Bien sûr, Isabelle Adjani et Gérard Depardieu sont déjà passés par là, avec le succès et la fièvre que l’on sait, dans ce film-monstre couvert de César réalisé par Bruno Nuytten en 1988. Juliette Binoche a elle aussi incarné la sculpteuse, enfermée alors à l’asile de Montdevergues (où elle vivra recluse, jusqu’à sa mort) chez Bruno Dumont en 2013. Jacques Doillon filme à son tour Rodin et Claudel sous les traits de Vincent Lindon et Izïa Higelin avec l’ambition d'observer, de saisir l’intimité du maître (dans son labeur comme dans ses amours) en s’éloignant si possible du biopic officiel prompt à célébrer, respectueusement, le centenaire de l’artiste jusqu’aux guichets du Grand Palais.
Mais on sent Doillon ne sachant pas quoi faire, par quel bout attaquer ce monument de la culture française (qu’il réduira même, sur la fin, à un queutard et un esthète obsédé par son Balzac controversé). Ce sentiment d’embarras se révèle dans un scénario assez confus (un peu de sculpture ici, un peu d’amour là, un peu de vraie vie aussi, un peu de conversations avec les grands noms de l’époque, Mirbeau, Monet ou Cézanne, ramenés à quelques effigies figuratives…), des dialogues soit très écrits (et qu’Higelin a bien du mal à s’approprier), soit très fades (et le plus souvent étouffés dans la barbe de Lindon ou hachés par la diction pénible d’Higelin), et dans une mise en scène sans éclat qui, trop rarement, parvient soudain à capter une intensité (Rodin modelant la tête de Victor Hugo), un sursaut, une lueur, un instant de grâce.

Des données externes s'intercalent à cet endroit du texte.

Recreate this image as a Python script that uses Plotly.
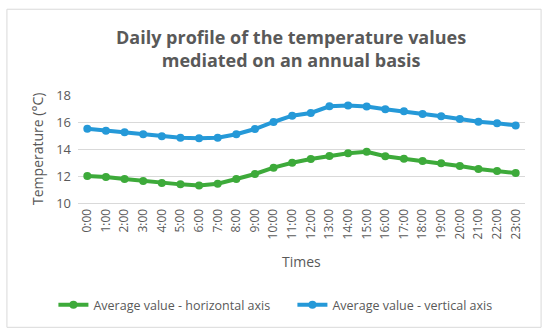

Les questionnements sur le travail de Rodin restent quasi accessoires, perdus dans un tout qui tente en vain d’en restituer la perfection et la modernité. Et puis Doillon paraît vouloir s’intéresser d’abord au désir qu’avait Rodin pour Camille (et pour Rose, sa compagne, mais d’une autre façon), mettant en avant celui-ci au détriment de la recherche d’absolu dans sa tâche. Les scènes qui s’y risquent sont pourtant magnifiques (Rodin observe, Rodin palpe, ajoute, retranche, façonne…), débarrassés de dialogues inutiles et autre baratin enflammé, et on rêve un peu, beaucoup (passionnément), à La belle noiseuse et ses longues (et sublimes) sessions artistiques où Frenhofer, par l’exercice de la création pure, tentait de percer failles et mystères de sa modèle. Ici, Rodin n’est plus qu’un ogre grommelant et énamouré, limité avant tout à la présence physique de Lindon et non à son génie.